Boston Scientific (NYSE:BSX) said today that a 12-month study of its Eluvia drug-eluting stent reported a primary patency of 96%, which the company claims is the highest reported for a femoropopliteal artery lesion treatment for patients with peripheral artery disease.
The palitaxel-coated Eluvia stent is the 1st stent designed to be deployed in the superficial femoral artery, Boston Scientific said. Results from the Majestic trial were presented at the Cardiovascular and Interventional Radiological Society of Europe’s annual meeting in Lisbon, Portugal.
“Achieving a 96% primary patency rate at 1 year, with low major adverse events, is exceptional. In my opinion, the sustained release of paclitaxel enabled by this technology could represent a significant advancement in the treatment of patients with peripheral arterial disease,” principal investigator Dr. Stefan Müller-Hülsbeck of Flensburg, Germany’s Vascular Center Diako Flensburg said in prepared remarks.
The 57-patient trial enrolled patients with an average lesion length of 70.8 mm with 46% having lesions classified as total occlusions and 65% classified as severely calcified, the Marlborough, Mass.-based company said.

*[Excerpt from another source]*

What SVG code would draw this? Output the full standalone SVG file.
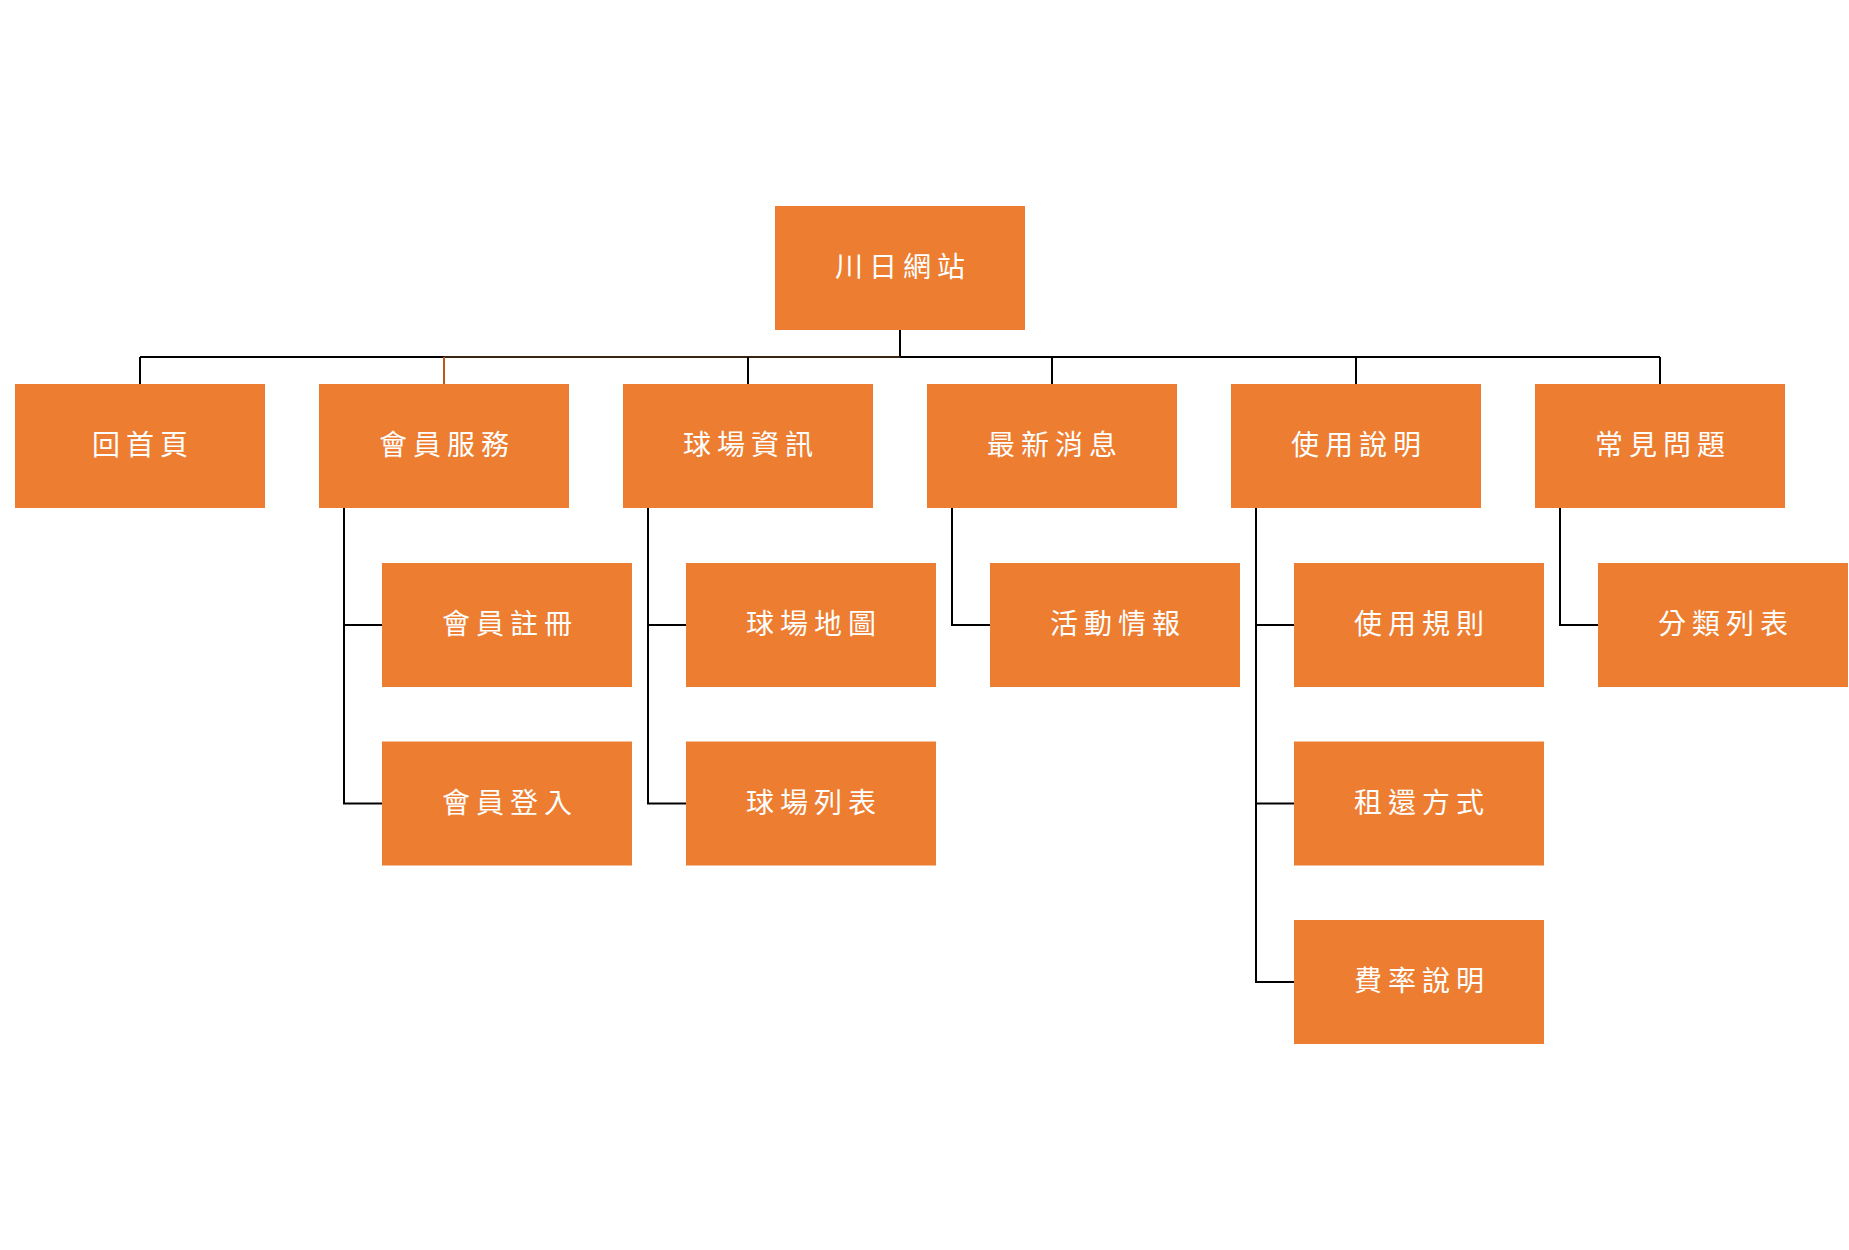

“The Majestic trial demonstrates our commitment to bringing forward innovative therapies that can make a difference in the lives of patients with PAD who face risks of serious complications including infections and amputations. The Eluvia Stent is built on a foundation of more than 15 years of design, development and clinical leadership in drug-eluting technologies at Boston Scientific,” peripheral interventions prez Jeff Mirviss said in a press release.
Boston Scientific hopes data from the trial will support global regulatory submissions, and said it received Investigational Device Exemptoin from the FDA to begin a pivotal study of the stent. Patient enrollment is slated to begin in the coming months, the company said.